**Collection entries**
·····

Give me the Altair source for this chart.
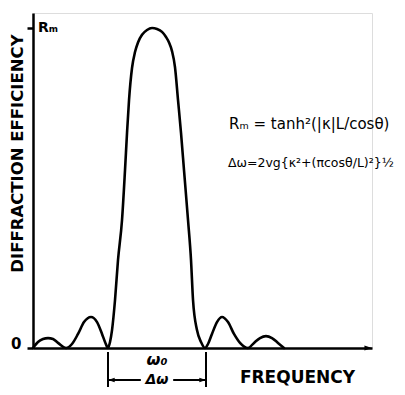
import altair as alt
import pandas as pd

# Frequency in units of half-bandwidth (omega0 = 0, zeros of main lobe at +-1)
freq = [-2.531, -2.429, -2.327, -2.224, -2.122, -2.020, -1.857,
        -1.735, -1.612, -1.490, -1.347, -1.224, -1.122, -1.061, -1.000,
        -0.959, -0.918, -0.857, -0.796, -0.714, -0.653, -0.612, -0.571,
        -0.510, -0.449, -0.388, -0.306, -0.204, -0.102, 0.000, 0.102,
        0.184, 0.245, 0.306, 0.367, 0.429, 0.490, 0.551, 0.633, 0.694,
        0.735, 0.816, 0.898, 0.980,
        1.041, 1.122, 1.224, 1.327, 1.449, 1.571, 1.694, 1.857,
        1.980, 2.102, 2.224, 2.347, 2.469, 2.592]
# Diffraction efficiency relative to Rm
eff = [0.000, 0.019, 0.028, 0.031, 0.028, 0.016, 0.000,
       0.0125, 0.044, 0.081, 0.097, 0.081, 0.044, 0.019, 0.000,
       0.019, 0.056, 0.150, 0.275, 0.400, 0.556, 0.672, 0.775,
       0.875, 0.925, 0.955, 0.979, 0.994, 1.000, 0.997, 0.988,
       0.972, 0.955, 0.928, 0.878, 0.775, 0.672, 0.556, 0.400, 0.275,
       0.150, 0.056, 0.019, 0.000,
       0.0125, 0.044, 0.081, 0.097, 0.081, 0.044, 0.016, 0.000,
       0.016, 0.031, 0.037, 0.031, 0.016, 0.000]

band_edges = [-1.0, 1.0]
eq1 = "Rₘ = tanh²(|κ|L/cosθ)"
eq2 = "Δω=2vg{κ²+(πcosθ/L)²}½"

X_DOMAIN = [-2.531, 4.388]
Y_DOMAIN = [0.0, 1.047]

curve = pd.DataFrame({"freq": freq, "eff": eff})
xs = alt.Scale(domain=X_DOMAIN, nice=False, zero=False)
ys = alt.Scale(domain=Y_DOMAIN, nice=False, zero=False)

line = alt.Chart(curve).mark_line(
    color="black", strokeWidth=2.6, interpolate="monotone", strokeCap="round"
).encode(
    x=alt.X("freq:Q", scale=xs, axis=alt.Axis(
        title="FREQUENCY", titleX=264, titleY=29, titleAlign="center",
        titleBaseline="middle", titleFontSize=17, titleFontWeight="bold",
        titleColor="black", domainColor="black", domainWidth=2.5,
        ticks=False, labels=False, grid=False)),
    y=alt.Y("eff:Q", scale=ys, axis=alt.Axis(
        title="DIFFRACTION    EFFICIENCY", titleX=-16, titleY=140, titleAngle=270,
        titleAlign="center", titleBaseline="middle", titleFontSize=16.5,
        titleFontWeight="bold", titleColor="black",
        values=[0, 1], tickSize=6, tickWidth=2.5, tickColor="black",
        labelExpr="datum.value == 0 ? '0' : ''", labelFontSize=15,
        labelFontWeight="bold", labelColor="black", labelPadding=6,
        labelBaseline="alphabetic",
        domainColor="black", domainWidth=2.5, grid=False)),
)

axis_end = pd.DataFrame({"freq": [X_DOMAIN[1]], "eff": [0.0]})
arrow = alt.Chart(axis_end).mark_point(
    shape="M 0 0 L -1.6 -0.55 L -1.6 0.55 Z", filled=True, color="black",
    size=90, opacity=1
).encode(x=alt.X("freq:Q", scale=xs), y=alt.Y("eff:Q", scale=ys))

rm = pd.DataFrame({"freq": [X_DOMAIN[0]], "eff": [1.0], "t": ["Rₘ"]})
rm_text = alt.Chart(rm).mark_text(
    align="left", baseline="middle", dx=5, fontSize=14, fontWeight="bold",
    color="black"
).encode(x=alt.X("freq:Q", scale=xs), y=alt.Y("eff:Q", scale=ys), text="t:N")

eq1_df = pd.DataFrame({"t": [eq1], "px": [196], "py": [111]})
eq1_text = alt.Chart(eq1_df).mark_text(
    align="left", baseline="middle", fontSize=15, color="black"
).encode(x=alt.X("px:Q", scale=None), y=alt.Y("py:Q", scale=None), text="t:N")

eq2_df = pd.DataFrame({"t": [eq2], "px": [195], "py": [150]})
eq2_text = alt.Chart(eq2_df).mark_text(
    align="left", baseline="middle", fontSize=12.5, color="black"
).encode(x=alt.X("px:Q", scale=None), y=alt.Y("py:Q", scale=None), text="t:N")

edges = pd.DataFrame({"freq": band_edges})
vlines = alt.Chart(edges).mark_rule(color="black", strokeWidth=2).encode(
    x=alt.X("freq:Q", scale=xs), y=alt.value(339), y2=alt.value(376))

segs = pd.DataFrame({"a": [-1.0, 0.33], "b": [-0.33, 1.0]})
hsegs = alt.Chart(segs).mark_rule(color="black", strokeWidth=1.8).encode(
    x=alt.X("a:Q", scale=xs), x2="b:Q", y=alt.value(367))

heads = pd.DataFrame({"freq": band_edges,
                      "shape": ["M 0 0 L 1.6 -0.55 L 1.6 0.55 Z",
                                "M 0 0 L -1.6 -0.55 L -1.6 0.55 Z"]})
head_marks = alt.Chart(heads).mark_point(filled=True, color="black", size=70,
                                         opacity=1).encode(
    x=alt.X("freq:Q", scale=xs), y=alt.value(367),
    shape=alt.Shape("shape:N", scale=None))

labels = pd.DataFrame({"freq": [0.0, 0.0], "t": ["ω₀", "Δω"],
                       "py": [347, 367], "fs": [16, 14]})
center_text = alt.Chart(labels).mark_text(
    align="center", baseline="middle", fontStyle="italic",
    fontWeight="bold", color="black"
).encode(x=alt.X("freq:Q", scale=xs), y=alt.Y("py:Q", scale=None), text="t:N",
         size=alt.Size("fs:Q", scale=None, legend=None))

chart = alt.layer(
    line, arrow, rm_text, eq1_text, eq2_text, vlines, hsegs, head_marks,
    center_text
).properties(
    width=339, height=335,
    padding={"left": 25, "top": 5, "right": 25, "bottom": 39},
    autosize=alt.AutoSizeParams(type="none"),
).configure_view(stroke=None).configure(font="DejaVu Sans", background="white")

chart.save("out.html", embed_options={"renderer": "svg", "actions": False})
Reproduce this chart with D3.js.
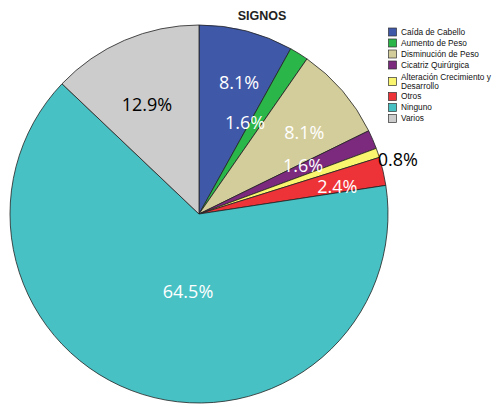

·····

**Prompt**
Only the lines from the start of the material through the line containing "import pandas as pd" should be transcribed. Pictures stay out.

**Result of the exercise**
Give me the Altair source for this chart.
import altair as alt
import pandas as pd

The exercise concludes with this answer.